My dad – who was a jazz guitarist in his spare time – has a phrase ‘interesting chords’, like ‘some of those chords are interesting‘ i.e. unusual. He also has a love of Bossa Nova, and introduced me to the phrase ‘plink plink/cling cling jazz’ – I suspect he must’ve heard the Stan Freberg spoof at some point. He also introduced me to the concept of descending sequences.
I think I now understand the ‘interesting chords’ comment watching this video on The Girl From Ipanema from Adam Neely, a track I love despite being covered to death and indeed whitewashed as seen in the video. I had noticed the changes in the early versions but lacked the musical education to say why.

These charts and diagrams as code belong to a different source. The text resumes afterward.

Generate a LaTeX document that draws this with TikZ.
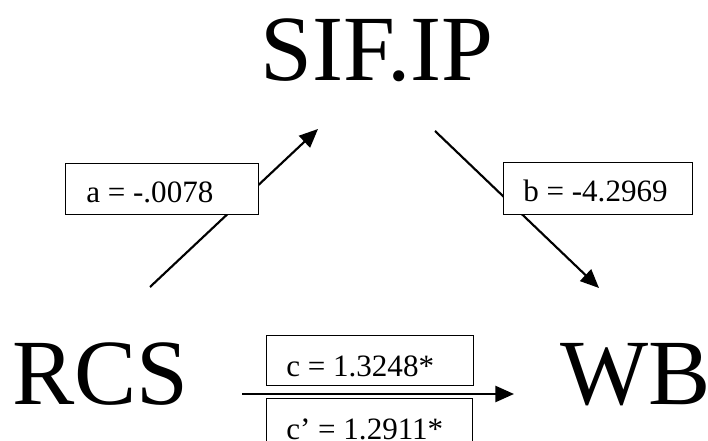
\documentclass[tikz,border=0pt]{standalone}
\usepackage{fontspec}
\setmainfont{Liberation Serif}
\usetikzlibrary{arrows.meta}
\begin{document}
\begin{tikzpicture}[x=0.75pt,y=-0.75pt,
  big/.style={font=\fontsize{70}{70}\selectfont, inner sep=0pt},
  coef/.style={draw, fill=white, line width=0.8pt, inner sep=0pt, anchor=north west},
  coeftext/.style={font=\fontsize{23.3}{23.3}\selectfont, anchor=base west, inner sep=0pt},
  path/.style={line width=1.6pt, -{Triangle[length=14pt,width=12pt]}}]
\useasboundingbox (0,0) rectangle (708,441);
\clip (0,0) rectangle (708,441);
% main variables
\node[big, anchor=base] (sif) at (377,81) {SIF.IP};
\node[big, anchor=base west] (rcs) at (12,405) {RCS};
\node[big, anchor=base west] (wb) at (560,405) {WB};
% path end points
\coordinate (a0) at (150,287);
\coordinate (a1) at (318,129);
\coordinate (b0) at (435,131);
\coordinate (b1) at (599,288);
\coordinate (c0) at (242,394);
\coordinate (c1) at (514,394);
\draw[path] (a0) -- (a1);
\draw[path] (b0) -- (b1);
\draw[path, line width=1.9pt] (c0) -- (c1);
% coefficient boxes
\node[coef, minimum width=193*0.75pt, minimum height=51*0.75pt] (ba) at (65,163) {};
\node[coeftext] (ta) at (86,203) {a = -.0078};
\node[coef, minimum width=189*0.75pt, minimum height=52*0.75pt] (bb) at (503,162) {};
\node[coeftext] (tb) at (523,202) {b = -4.2969};
\node[coef, minimum width=207*0.75pt, minimum height=50*0.75pt] (bc) at (266,335) {};
\node[coeftext] (tc) at (286,377) {c = 1.3248*};
\node[coef, minimum width=206*0.75pt, minimum height=50*0.75pt] (bcp) at (266,398) {};
\node[coeftext] (tcp) at (286,440) {c’ = 1.2911*};
\end{tikzpicture}
\end{document}
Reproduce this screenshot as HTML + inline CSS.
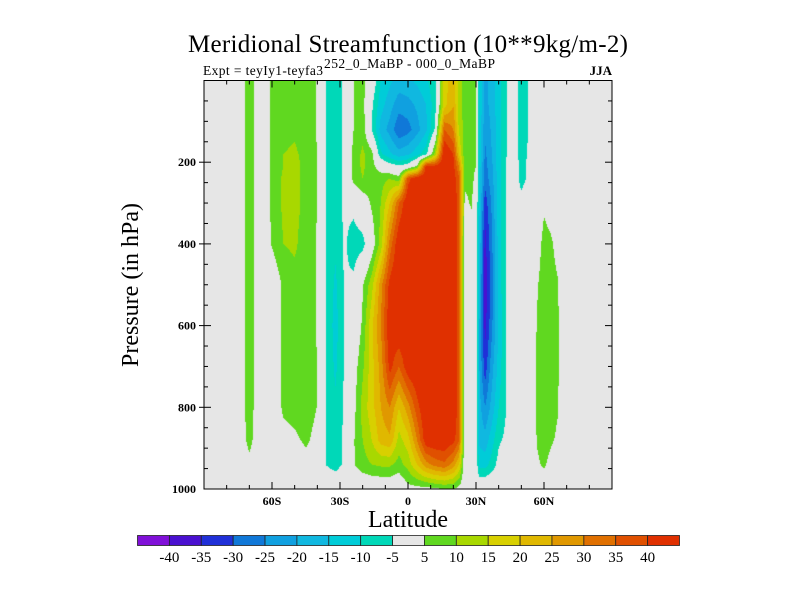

This explains how it has changed and how things have been lost due to a student at Berklee, probably white I’m guessing, not thinking the counter melody ‘important’.
The part in question? The one that was inspired by the African-American blues. That is exactly the sort of systematic racism and dilution that is still sadly topical 50 years later….and to miss that reduces it down to a xerox of a xerox, even in the wrong key and missing bits! Also that ‘hardwiring’ Adam mentions is partly why I wish I had more music theory, but having seen my musician friends ‘caged’ by these burnt-in traditional sequences and rules, I’m not totally sure it would be a good reason to be musically straightjacketed like that.